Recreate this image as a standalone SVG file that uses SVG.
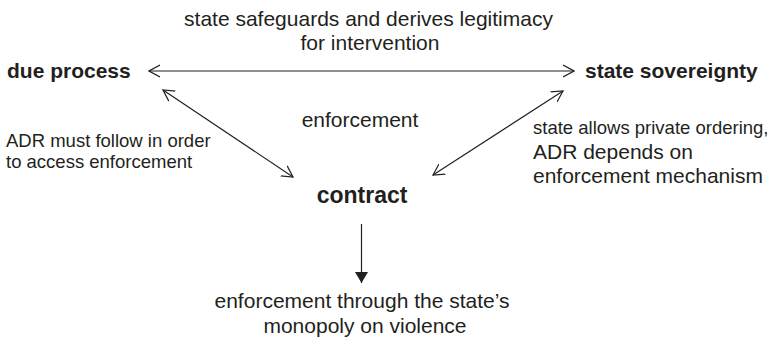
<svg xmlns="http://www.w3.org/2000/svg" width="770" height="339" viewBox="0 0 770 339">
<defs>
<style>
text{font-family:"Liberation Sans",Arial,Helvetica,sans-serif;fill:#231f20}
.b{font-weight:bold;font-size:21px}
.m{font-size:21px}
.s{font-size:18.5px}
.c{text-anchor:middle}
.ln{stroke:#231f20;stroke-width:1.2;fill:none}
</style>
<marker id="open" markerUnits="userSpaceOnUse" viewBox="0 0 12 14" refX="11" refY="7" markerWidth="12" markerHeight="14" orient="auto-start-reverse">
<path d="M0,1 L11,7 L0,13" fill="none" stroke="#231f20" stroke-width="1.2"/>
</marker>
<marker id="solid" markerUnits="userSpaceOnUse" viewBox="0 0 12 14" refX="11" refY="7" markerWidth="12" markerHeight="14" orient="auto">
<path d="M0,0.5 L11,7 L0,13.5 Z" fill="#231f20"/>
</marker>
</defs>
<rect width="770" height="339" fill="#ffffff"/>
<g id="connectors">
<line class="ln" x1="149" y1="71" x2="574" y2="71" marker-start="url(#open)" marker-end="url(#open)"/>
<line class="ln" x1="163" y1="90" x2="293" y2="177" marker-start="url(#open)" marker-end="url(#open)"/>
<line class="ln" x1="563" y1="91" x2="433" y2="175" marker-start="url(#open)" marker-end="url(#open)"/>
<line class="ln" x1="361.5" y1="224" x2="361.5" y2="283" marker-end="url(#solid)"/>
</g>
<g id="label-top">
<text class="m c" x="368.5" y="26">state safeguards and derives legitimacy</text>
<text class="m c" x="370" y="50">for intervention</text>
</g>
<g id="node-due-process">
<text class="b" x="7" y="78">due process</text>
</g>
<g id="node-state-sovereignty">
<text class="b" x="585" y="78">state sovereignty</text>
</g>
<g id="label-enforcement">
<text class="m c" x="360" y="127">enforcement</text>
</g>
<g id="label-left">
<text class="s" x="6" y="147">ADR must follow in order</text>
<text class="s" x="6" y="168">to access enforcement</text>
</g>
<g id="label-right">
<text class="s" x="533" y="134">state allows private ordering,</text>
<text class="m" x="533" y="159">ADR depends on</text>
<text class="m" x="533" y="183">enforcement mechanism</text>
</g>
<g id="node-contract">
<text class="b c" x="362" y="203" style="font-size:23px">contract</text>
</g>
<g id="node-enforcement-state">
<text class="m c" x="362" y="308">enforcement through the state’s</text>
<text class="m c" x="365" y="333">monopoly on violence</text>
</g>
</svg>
***
Work instructions: Output the material word for word, omitting its pictures.

Solution to the exercise:
Recreate this image as a standalone SVG file that uses SVG.
<svg xmlns="http://www.w3.org/2000/svg" width="770" height="339" viewBox="0 0 770 339">
<defs>
<style>
text{font-family:"Liberation Sans",Arial,Helvetica,sans-serif;fill:#231f20}
.b{font-weight:bold;font-size:21px}
.m{font-size:21px}
.s{font-size:18.5px}
.c{text-anchor:middle}
.ln{stroke:#231f20;stroke-width:1.2;fill:none}
</style>
<marker id="open" markerUnits="userSpaceOnUse" viewBox="0 0 12 14" refX="11" refY="7" markerWidth="12" markerHeight="14" orient="auto-start-reverse">
<path d="M0,1 L11,7 L0,13" fill="none" stroke="#231f20" stroke-width="1.2"/>
</marker>
<marker id="solid" markerUnits="userSpaceOnUse" viewBox="0 0 12 14" refX="11" refY="7" markerWidth="12" markerHeight="14" orient="auto">
<path d="M0,0.5 L11,7 L0,13.5 Z" fill="#231f20"/>
</marker>
</defs>
<rect width="770" height="339" fill="#ffffff"/>
<g id="connectors">
<line class="ln" x1="149" y1="71" x2="574" y2="71" marker-start="url(#open)" marker-end="url(#open)"/>
<line class="ln" x1="163" y1="90" x2="293" y2="177" marker-start="url(#open)" marker-end="url(#open)"/>
<line class="ln" x1="563" y1="91" x2="433" y2="175" marker-start="url(#open)" marker-end="url(#open)"/>
<line class="ln" x1="361.5" y1="224" x2="361.5" y2="283" marker-end="url(#solid)"/>
</g>
<g id="label-top">
<text class="m c" x="368.5" y="26">state safeguards and derives legitimacy</text>
<text class="m c" x="370" y="50">for intervention</text>
</g>
<g id="node-due-process">
<text class="b" x="7" y="78">due process</text>
</g>
<g id="node-state-sovereignty">
<text class="b" x="585" y="78">state sovereignty</text>
</g>
<g id="label-enforcement">
<text class="m c" x="360" y="127">enforcement</text>
</g>
<g id="label-left">
<text class="s" x="6" y="147">ADR must follow in order</text>
<text class="s" x="6" y="168">to access enforcement</text>
</g>
<g id="label-right">
<text class="s" x="533" y="134">state allows private ordering,</text>
<text class="m" x="533" y="159">ADR depends on</text>
<text class="m" x="533" y="183">enforcement mechanism</text>
</g>
<g id="node-contract">
<text class="b c" x="362" y="203" style="font-size:23px">contract</text>
</g>
<g id="node-enforcement-state">
<text class="m c" x="362" y="308">enforcement through the state’s</text>
<text class="m c" x="365" y="333">monopoly on violence</text>
</g>
</svg>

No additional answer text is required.